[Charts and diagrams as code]
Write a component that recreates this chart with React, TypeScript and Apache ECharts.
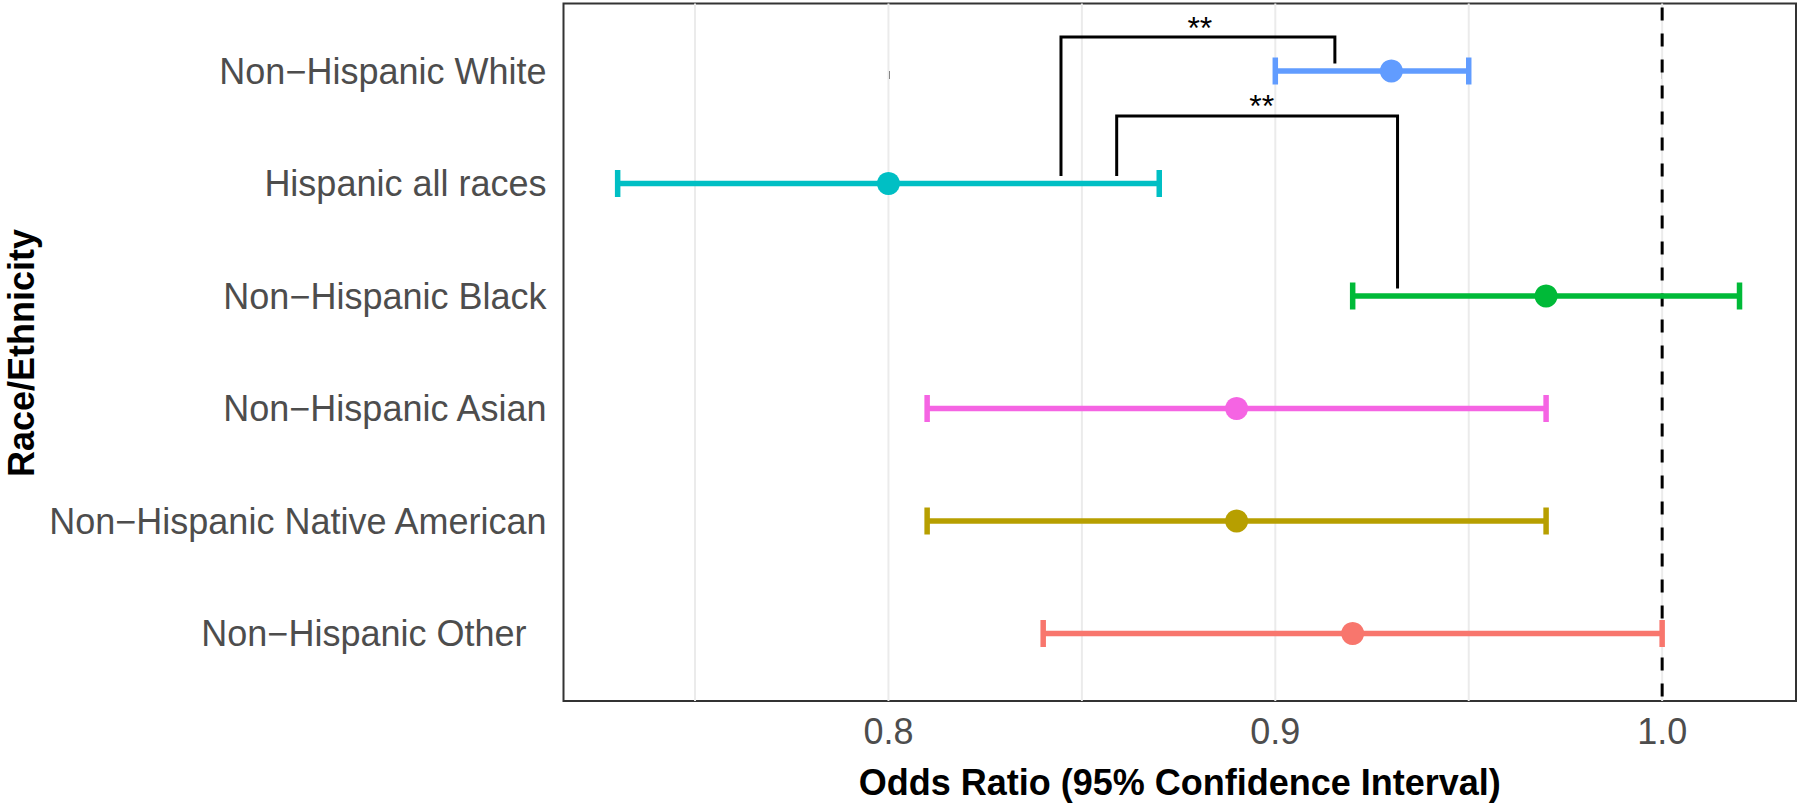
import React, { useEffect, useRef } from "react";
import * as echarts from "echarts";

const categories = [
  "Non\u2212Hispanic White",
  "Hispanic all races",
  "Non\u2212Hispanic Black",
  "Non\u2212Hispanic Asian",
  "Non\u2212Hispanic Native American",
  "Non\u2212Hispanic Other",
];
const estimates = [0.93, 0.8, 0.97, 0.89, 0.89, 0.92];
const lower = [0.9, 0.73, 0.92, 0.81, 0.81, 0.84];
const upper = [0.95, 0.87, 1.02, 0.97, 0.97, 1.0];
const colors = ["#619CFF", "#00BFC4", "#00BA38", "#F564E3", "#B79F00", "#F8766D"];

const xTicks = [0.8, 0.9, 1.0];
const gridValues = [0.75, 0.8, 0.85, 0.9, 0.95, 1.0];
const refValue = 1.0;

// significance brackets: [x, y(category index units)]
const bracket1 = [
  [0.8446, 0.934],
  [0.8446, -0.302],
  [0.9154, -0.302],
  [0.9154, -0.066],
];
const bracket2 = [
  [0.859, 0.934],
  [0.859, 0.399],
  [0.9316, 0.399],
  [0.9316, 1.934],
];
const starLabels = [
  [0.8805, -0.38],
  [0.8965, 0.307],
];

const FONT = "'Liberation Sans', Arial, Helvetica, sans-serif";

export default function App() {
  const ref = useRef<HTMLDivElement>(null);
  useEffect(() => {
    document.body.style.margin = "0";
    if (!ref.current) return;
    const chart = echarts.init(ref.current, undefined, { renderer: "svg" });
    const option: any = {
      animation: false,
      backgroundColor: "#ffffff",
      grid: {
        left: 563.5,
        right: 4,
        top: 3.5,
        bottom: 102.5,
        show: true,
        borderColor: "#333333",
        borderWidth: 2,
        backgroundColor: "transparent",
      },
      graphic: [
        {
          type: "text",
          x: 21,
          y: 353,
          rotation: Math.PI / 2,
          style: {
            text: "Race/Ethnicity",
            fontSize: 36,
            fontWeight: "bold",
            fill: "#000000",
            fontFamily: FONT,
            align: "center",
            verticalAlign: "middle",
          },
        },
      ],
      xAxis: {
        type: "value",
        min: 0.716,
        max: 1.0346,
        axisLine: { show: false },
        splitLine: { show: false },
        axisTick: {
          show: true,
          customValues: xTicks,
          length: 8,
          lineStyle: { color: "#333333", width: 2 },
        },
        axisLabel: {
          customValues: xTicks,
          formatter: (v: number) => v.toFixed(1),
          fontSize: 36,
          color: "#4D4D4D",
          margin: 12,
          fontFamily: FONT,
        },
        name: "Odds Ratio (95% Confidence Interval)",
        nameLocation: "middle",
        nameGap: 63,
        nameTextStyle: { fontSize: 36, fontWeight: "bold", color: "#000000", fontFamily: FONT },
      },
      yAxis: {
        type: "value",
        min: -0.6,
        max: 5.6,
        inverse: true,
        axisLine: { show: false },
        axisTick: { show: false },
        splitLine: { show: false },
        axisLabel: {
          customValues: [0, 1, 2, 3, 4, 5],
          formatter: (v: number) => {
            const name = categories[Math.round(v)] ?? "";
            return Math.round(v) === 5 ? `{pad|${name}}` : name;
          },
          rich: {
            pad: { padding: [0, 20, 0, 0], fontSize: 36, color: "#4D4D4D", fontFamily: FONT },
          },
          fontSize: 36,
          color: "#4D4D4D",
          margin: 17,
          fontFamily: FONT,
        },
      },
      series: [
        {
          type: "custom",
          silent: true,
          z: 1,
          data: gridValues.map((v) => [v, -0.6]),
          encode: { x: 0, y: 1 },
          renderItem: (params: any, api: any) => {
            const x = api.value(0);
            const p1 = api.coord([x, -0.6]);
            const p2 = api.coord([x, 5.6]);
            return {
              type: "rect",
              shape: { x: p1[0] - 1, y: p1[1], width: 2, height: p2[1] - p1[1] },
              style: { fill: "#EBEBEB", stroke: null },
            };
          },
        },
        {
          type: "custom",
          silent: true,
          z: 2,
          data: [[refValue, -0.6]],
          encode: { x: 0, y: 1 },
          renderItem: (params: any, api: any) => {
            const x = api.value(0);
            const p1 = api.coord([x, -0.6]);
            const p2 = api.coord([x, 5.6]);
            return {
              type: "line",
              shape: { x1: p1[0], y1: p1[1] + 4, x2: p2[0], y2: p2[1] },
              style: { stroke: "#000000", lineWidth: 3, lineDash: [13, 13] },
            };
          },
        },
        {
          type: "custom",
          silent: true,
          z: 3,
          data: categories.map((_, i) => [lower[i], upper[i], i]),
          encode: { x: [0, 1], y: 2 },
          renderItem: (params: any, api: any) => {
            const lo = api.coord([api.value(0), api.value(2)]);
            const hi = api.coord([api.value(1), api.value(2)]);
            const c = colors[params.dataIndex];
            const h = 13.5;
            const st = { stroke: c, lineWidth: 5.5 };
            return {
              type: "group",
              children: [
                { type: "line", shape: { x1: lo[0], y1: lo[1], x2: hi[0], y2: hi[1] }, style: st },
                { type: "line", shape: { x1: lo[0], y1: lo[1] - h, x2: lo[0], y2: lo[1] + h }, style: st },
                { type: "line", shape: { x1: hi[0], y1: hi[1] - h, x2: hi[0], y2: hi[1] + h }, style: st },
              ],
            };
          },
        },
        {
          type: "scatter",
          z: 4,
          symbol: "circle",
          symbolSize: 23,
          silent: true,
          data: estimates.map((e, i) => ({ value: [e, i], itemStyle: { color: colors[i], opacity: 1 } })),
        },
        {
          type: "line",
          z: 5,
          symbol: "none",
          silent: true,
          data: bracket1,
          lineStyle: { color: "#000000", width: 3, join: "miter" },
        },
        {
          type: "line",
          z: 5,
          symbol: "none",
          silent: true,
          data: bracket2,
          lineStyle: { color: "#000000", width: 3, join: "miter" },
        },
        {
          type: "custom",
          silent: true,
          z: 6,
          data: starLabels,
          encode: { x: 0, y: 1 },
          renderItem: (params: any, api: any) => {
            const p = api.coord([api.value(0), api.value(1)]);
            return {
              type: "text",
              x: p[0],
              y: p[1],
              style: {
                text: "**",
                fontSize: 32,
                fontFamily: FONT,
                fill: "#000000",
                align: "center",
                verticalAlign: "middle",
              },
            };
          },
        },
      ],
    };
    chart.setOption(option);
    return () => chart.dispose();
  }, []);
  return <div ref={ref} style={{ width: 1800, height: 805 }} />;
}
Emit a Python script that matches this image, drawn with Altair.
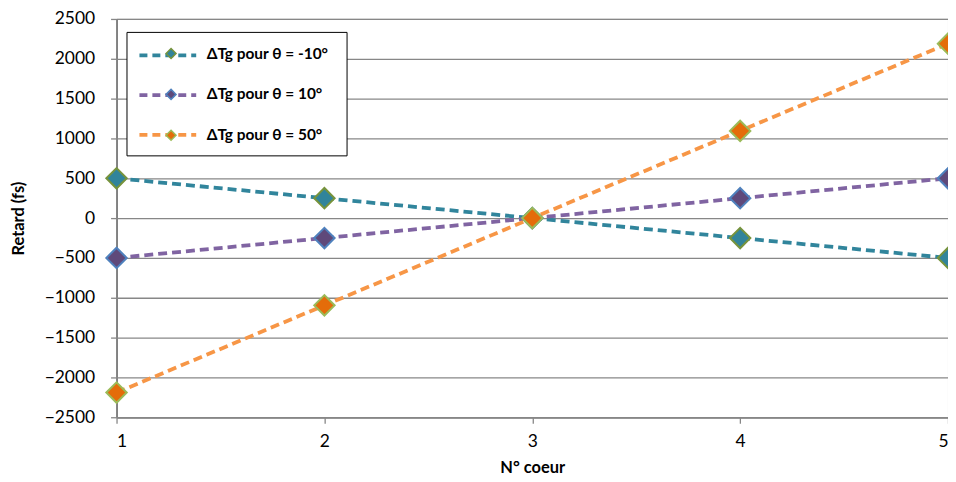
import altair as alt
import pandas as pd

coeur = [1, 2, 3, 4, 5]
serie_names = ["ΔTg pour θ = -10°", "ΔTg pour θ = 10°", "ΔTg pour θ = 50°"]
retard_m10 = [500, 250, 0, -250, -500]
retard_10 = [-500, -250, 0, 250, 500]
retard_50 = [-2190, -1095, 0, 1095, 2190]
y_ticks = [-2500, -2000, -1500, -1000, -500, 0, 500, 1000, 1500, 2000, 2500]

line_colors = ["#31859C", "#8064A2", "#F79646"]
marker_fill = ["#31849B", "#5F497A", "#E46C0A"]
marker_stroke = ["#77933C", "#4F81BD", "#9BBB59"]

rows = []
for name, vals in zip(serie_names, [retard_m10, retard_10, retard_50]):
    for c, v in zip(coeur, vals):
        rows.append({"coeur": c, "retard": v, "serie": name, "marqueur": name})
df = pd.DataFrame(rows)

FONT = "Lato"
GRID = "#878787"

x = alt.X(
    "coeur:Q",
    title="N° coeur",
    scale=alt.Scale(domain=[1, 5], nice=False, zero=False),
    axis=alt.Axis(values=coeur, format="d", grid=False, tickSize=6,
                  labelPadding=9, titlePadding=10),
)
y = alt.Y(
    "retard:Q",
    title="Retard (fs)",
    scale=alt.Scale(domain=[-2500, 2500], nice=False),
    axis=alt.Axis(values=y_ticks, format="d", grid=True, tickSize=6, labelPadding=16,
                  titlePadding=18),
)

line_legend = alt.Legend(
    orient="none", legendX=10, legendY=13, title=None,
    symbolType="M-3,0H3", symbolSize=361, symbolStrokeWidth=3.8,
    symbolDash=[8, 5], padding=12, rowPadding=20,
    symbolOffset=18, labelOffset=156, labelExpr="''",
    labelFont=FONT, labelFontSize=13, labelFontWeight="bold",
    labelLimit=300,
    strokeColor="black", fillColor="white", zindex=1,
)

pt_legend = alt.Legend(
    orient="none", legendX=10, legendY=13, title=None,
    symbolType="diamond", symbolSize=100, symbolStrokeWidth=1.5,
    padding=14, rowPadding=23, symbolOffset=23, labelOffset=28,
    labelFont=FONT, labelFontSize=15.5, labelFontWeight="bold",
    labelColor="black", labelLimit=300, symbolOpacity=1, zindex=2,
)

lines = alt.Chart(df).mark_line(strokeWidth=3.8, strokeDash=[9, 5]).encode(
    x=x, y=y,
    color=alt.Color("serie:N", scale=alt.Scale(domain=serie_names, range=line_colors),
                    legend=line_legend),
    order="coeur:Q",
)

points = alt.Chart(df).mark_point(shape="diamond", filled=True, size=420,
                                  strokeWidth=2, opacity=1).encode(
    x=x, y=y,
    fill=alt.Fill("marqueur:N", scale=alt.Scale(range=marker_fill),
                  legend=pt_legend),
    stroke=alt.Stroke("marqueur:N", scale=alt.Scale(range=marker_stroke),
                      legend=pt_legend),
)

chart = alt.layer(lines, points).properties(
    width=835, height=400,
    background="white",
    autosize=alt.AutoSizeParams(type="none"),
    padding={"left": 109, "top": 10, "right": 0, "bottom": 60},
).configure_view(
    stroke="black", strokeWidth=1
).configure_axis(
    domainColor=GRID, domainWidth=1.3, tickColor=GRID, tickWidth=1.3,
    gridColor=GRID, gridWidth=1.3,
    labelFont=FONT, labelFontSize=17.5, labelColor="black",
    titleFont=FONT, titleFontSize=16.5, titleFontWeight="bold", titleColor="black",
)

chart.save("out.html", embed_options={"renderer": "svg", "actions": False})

# Exercise description
Everything from the first line of the entries through the line that contains "const refValue = 1.0;" is to be reproduced exactly, except the pictures.

# Right answer
Write a component that recreates this chart with React, TypeScript and Apache ECharts.
import React, { useEffect, useRef } from "react";
import * as echarts from "echarts";

const categories = [
  "Non\u2212Hispanic White",
  "Hispanic all races",
  "Non\u2212Hispanic Black",
  "Non\u2212Hispanic Asian",
  "Non\u2212Hispanic Native American",
  "Non\u2212Hispanic Other",
];
const estimates = [0.93, 0.8, 0.97, 0.89, 0.89, 0.92];
const lower = [0.9, 0.73, 0.92, 0.81, 0.81, 0.84];
const upper = [0.95, 0.87, 1.02, 0.97, 0.97, 1.0];
const colors = ["#619CFF", "#00BFC4", "#00BA38", "#F564E3", "#B79F00", "#F8766D"];

const xTicks = [0.8, 0.9, 1.0];
const gridValues = [0.75, 0.8, 0.85, 0.9, 0.95, 1.0];
const refValue = 1.0;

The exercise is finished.